Address
- 100 Main Street Ogdensburg, Sussex County, New Jersey, 07439 United States
- Coordinates: 41°04′48″N 74°35′36″W﻿ / ﻿41.079911°N 74.593255°W

District information
- Grades: PreK-8
- Superintendent: David Astor
- Business administrator: Richard Rennie
- Schools: 1

Students and staff
- Enrollment: 281 (as of 2022–23)
- Faculty: 27.3 FTEs
- Student–teacher ratio: 10.3:1

Other information
- District Factor Group: FG
- Website: District website
| Ind. | Per pupil | District spending | Rank (*) | K-8 average | %± vs. average |
| 1A | Total Spending | $16,414 | 12 | $18,891 | −13.1% |
| 1 | Budgetary Cost | 14,214 | 26 | 14,159 | 0.4% |
| 2 | Classroom Instruction | 8,015 | 18 | 8,659 | −7.4% |
| 6 | Support Services | 2,218 | 26 | 2,167 | 2.4% |
| 8 | Administrative Cost | 1,909 | 64 | 1,547 | 23.4% |
| 10 | Operations & Maintenance | 1,783 | 37 | 1,612 | 10.6% |
| 13 | Extracurricular Activities | 289 | 57 | 104 | 177.9% |
| 16 | Median Teacher Salary | 52,820 | 11 | 61,136 |
Data from NJDoE 2014 Taxpayers' Guide to Education Spending. *Of K-8 districts with up to 400 students. Lowest spending=1; Highest=71

= Ogdensburg Borough School District =

School district in Sussex County, New Jersey, US

The Ogdensburg Borough School District is a comprehensive community public school district that serves students in pre-kindergarten through eighth grade from Ogdensburg, in Sussex County, in the U.S. state of New Jersey.

As of the 2022–23 school year, the district, comprised of one school, had an enrollment of 281 students and 27.3 classroom teachers (on an FTE basis), for a student–teacher ratio of 10.3:1.

The district is classified by the New Jersey Department of Education as being in District Factor Group "FG", the fourth-highest of eight groupings.
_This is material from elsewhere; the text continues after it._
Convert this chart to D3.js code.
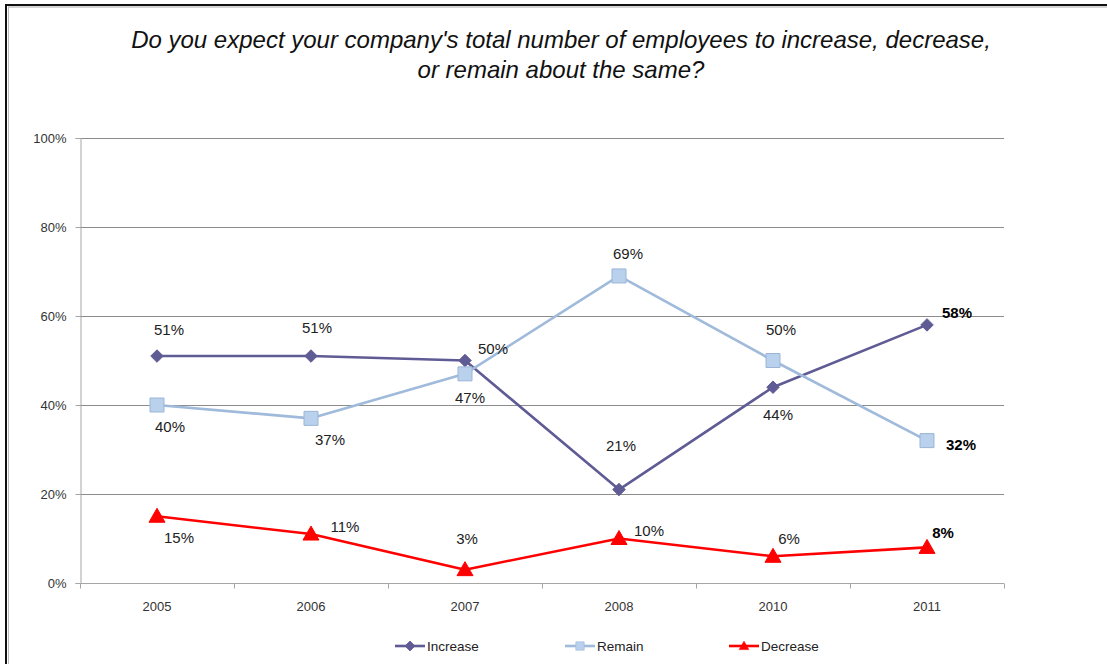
<!DOCTYPE html>
<html>
<head>
<meta charset="utf-8">
<script src="https://cdn.jsdelivr.net/npm/d3@7"></script>
<style>
  html, body { margin: 0; padding: 0; background: #fff; }
  svg { display: block; font-family: "Liberation Sans", Arial, sans-serif; }
</style>
</head>
<body>
<svg id="chart" width="1107" height="664"></svg>
<script>
// Survey years and the share of answers for each option
const years = ["2005", "2006", "2007", "2008", "2010", "2011"];
const increaseValues = [51, 51, 50, 21, 44, 58];
const remainValues = [40, 37, 47, 69, 50, 32];
const decreaseValues = [15, 11, 3, 10, 6, 8];
const yTicks = [0, 20, 40, 60, 80, 100];

const titleLines = [
  "Do you expect your company's total number of employees to increase, decrease,",
  "or remain about the same?"
];

// Label placement relative to each point (dx, dy in px), and which labels are bold
const increaseLabelOffsets = [[12, -26], [6, -28], [28, -12], [2, -44], [5, 28], [30, -12]];
const remainLabelOffsets = [[13, 22], [19, 22], [5, 24], [9, -22], [8, -31], [34, 4]];
const decreaseLabelOffsets = [[22, 22], [34, -7], [2, -31], [30, -8], [16, -17], [16, -14]];

const series = [
  { name: "Increase", values: increaseValues, offsets: increaseLabelOffsets,
    line: "#5f5b94", fill: "#5f5b94", stroke: "#5f5b94", marker: "diamond" },
  { name: "Remain", values: remainValues, offsets: remainLabelOffsets,
    line: "#9fbadb", fill: "#b9d1ec", stroke: "#9ab5d6", marker: "square" },
  { name: "Decrease", values: decreaseValues, offsets: decreaseLabelOffsets,
    line: "#ff0000", fill: "#ff0000", stroke: "#ff0000", marker: "triangle" }
];

const svg = d3.select("#chart");
const W = 1107, H = 664;
const plot = { left: 80, right: 1004, top: 138, bottom: 583 };

// Frame around the figure
svg.append("rect").attr("x", 0).attr("y", 0).attr("width", W).attr("height", H).attr("fill", "#fff");
svg.append("line").attr("x1", 6).attr("x2", W).attr("y1", 5).attr("y2", 5)
  .attr("stroke", "#111").attr("stroke-width", 2);
svg.append("line").attr("x1", 8).attr("x2", W).attr("y1", 7).attr("y2", 7)
  .attr("stroke", "#aaa").attr("stroke-width", 1);
svg.append("line").attr("x1", 6).attr("x2", 6).attr("y1", 4).attr("y2", H)
  .attr("stroke", "#111").attr("stroke-width", 2);
svg.append("line").attr("x1", 8.5).attr("x2", 8.5).attr("y1", 7).attr("y2", H)
  .attr("stroke", "#bbb").attr("stroke-width", 1);

// Title
svg.append("g").selectAll("text").data(titleLines).join("text")
  .attr("x", 561).attr("y", (d, i) => 48 + i * 30)
  .attr("text-anchor", "middle")
  .attr("font-size", 24).attr("font-style", "italic")
  .attr("fill", "#111")
  .text(d => d);

// Scales
const x = d3.scaleBand().domain(years).range([plot.left, plot.right]);
const y = d3.scaleLinear().domain([0, 100]).range([plot.bottom, plot.top]);
const cx = d => x(d) + x.bandwidth() / 2;

// Horizontal gridlines
svg.append("g").selectAll("line").data(yTicks.filter(t => t > 0)).join("line")
  .attr("x1", plot.left).attr("x2", plot.right)
  .attr("y1", d => Math.round(y(d)) + 0.5).attr("y2", d => Math.round(y(d)) + 0.5)
  .attr("stroke", "#8c8c8c").attr("stroke-width", 1);

// Y axis
const yAxis = svg.append("g")
  .attr("transform", `translate(${plot.left + 0.5},0)`)
  .call(d3.axisLeft(y).tickValues(yTicks).tickFormat(d => d + "%").tickSize(5).tickPadding(9));
yAxis.select(".domain").attr("stroke", "#a6a6a6");
yAxis.selectAll(".tick line").attr("stroke", "#a6a6a6");
yAxis.selectAll("text").attr("font-size", 13).attr("fill", "#333")
  .attr("font-family", "'Liberation Sans', Arial, sans-serif");

// X axis with ticks at category boundaries
const xAxisG = svg.append("g").attr("transform", `translate(0,${plot.bottom + 0.5})`);
xAxisG.append("line").attr("x1", plot.left).attr("x2", plot.right)
  .attr("stroke", "#a6a6a6");
const boundaries = years.map(d => x(d)).concat([x(years[years.length - 1]) + x.bandwidth()]);
xAxisG.selectAll("line.tk").data(boundaries).join("line").attr("class", "tk")
  .attr("x1", d => Math.round(d) + 0.5).attr("x2", d => Math.round(d) + 0.5)
  .attr("y1", 0).attr("y2", 5).attr("stroke", "#a6a6a6");
xAxisG.selectAll("text").data(years).join("text")
  .attr("x", d => cx(d)).attr("y", 27)
  .attr("text-anchor", "middle").attr("font-size", 13).attr("fill", "#333")
  .text(d => d);

// Marker shapes
function markerPath(type) {
  if (type === "diamond") return d3.symbol().type(d3.symbolDiamond2).size(100)();
  if (type === "square") return "M-7,-7H7V7H-7Z";
  return "M0,-8L8,6H-8Z";
}

const line = d3.line().x((d, i) => cx(years[i])).y(d => y(d));

series.forEach(s => {
  const g = svg.append("g");
  g.append("path").datum(s.values)
    .attr("d", line).attr("fill", "none")
    .attr("stroke", s.line).attr("stroke-width", 2.6).attr("stroke-linejoin", "round");
  g.selectAll("path.mk").data(s.values).join("path").attr("class", "mk")
    .attr("transform", (d, i) => `translate(${cx(years[i])},${y(d)})`)
    .attr("d", markerPath(s.marker))
    .attr("fill", s.fill).attr("stroke", s.stroke).attr("stroke-width", 1);
});

// Value labels
series.forEach(s => {
  svg.append("g").selectAll("text").data(s.values).join("text")
    .attr("x", (d, i) => cx(years[i]) + s.offsets[i][0])
    .attr("y", (d, i) => y(d) + s.offsets[i][1] + 5)
    .attr("text-anchor", "middle")
    .attr("font-size", 15)
    .attr("font-weight", (d, i) => i === years.length - 1 ? "bold" : "normal")
    .attr("fill", (d, i) => i === years.length - 1 ? "#000" : "#222")
    .text(d => d + "%");
});

// Legend
const legendX = [395, 565, 729];
const legendY = 646;
series.forEach((s, i) => {
  const g = svg.append("g").attr("transform", `translate(${legendX[i]},${legendY})`);
  g.append("line").attr("x1", 0).attr("x2", 30).attr("y1", 0).attr("y2", 0)
    .attr("stroke", s.line).attr("stroke-width", 2.6);
  const scale = s.marker === "diamond" ? 0.8 : 0.6;
  g.append("path").attr("transform", `translate(15,0) scale(${scale})`)
    .attr("d", markerPath(s.marker))
    .attr("fill", s.fill).attr("stroke", s.stroke).attr("stroke-width", 1);
  g.append("text").attr("x", 32).attr("y", 5)
    .attr("font-size", 13.5).attr("fill", "#222").text(s.name);
});
</script>
</body>
</html>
District Factor Groups organize districts statewide to allow comparison by common socioeconomic characteristics of the local districts. From lowest socioeconomic status to highest, the categories are A, B, CD, DE, FG, GH, I and J.

For ninth through twelfth grades, public school students attend Wallkill Valley Regional High School which also serves students from Franklin Borough, Hardyston Township and Hamburg Borough. As of the 2018–19 school year, the high school had an enrollment of 604 students and 56.0 classroom teachers (on an FTE basis), for a student–teacher ratio of 10.8:1.

==Schools==
Schools in the district (with 2018–19 enrollment data from the National Center for Education Statistics) are:
- Elementary schools (PreK-8)
- Ogdensburg Public School (235 students)
  - David Astor, principal

==Administration==
Core members of the district's administration are:
- David Astor, superintendent and principal
- Richard Rennie, business administrator and board secretary

==Board of education==
The district's board of education, comprised of seven members, sets policy and oversees the fiscal and educational operation of the district through its administration. As a Type II school district, the board's trustees are elected directly by voters to serve three-year terms of office on a staggered basis, with either two or three seats up for election each year held (since 2012) as part of the November general election. The board appoints a superintendent to oversee the district's day-to-day operations and a business administrator to supervise the business functions of the district.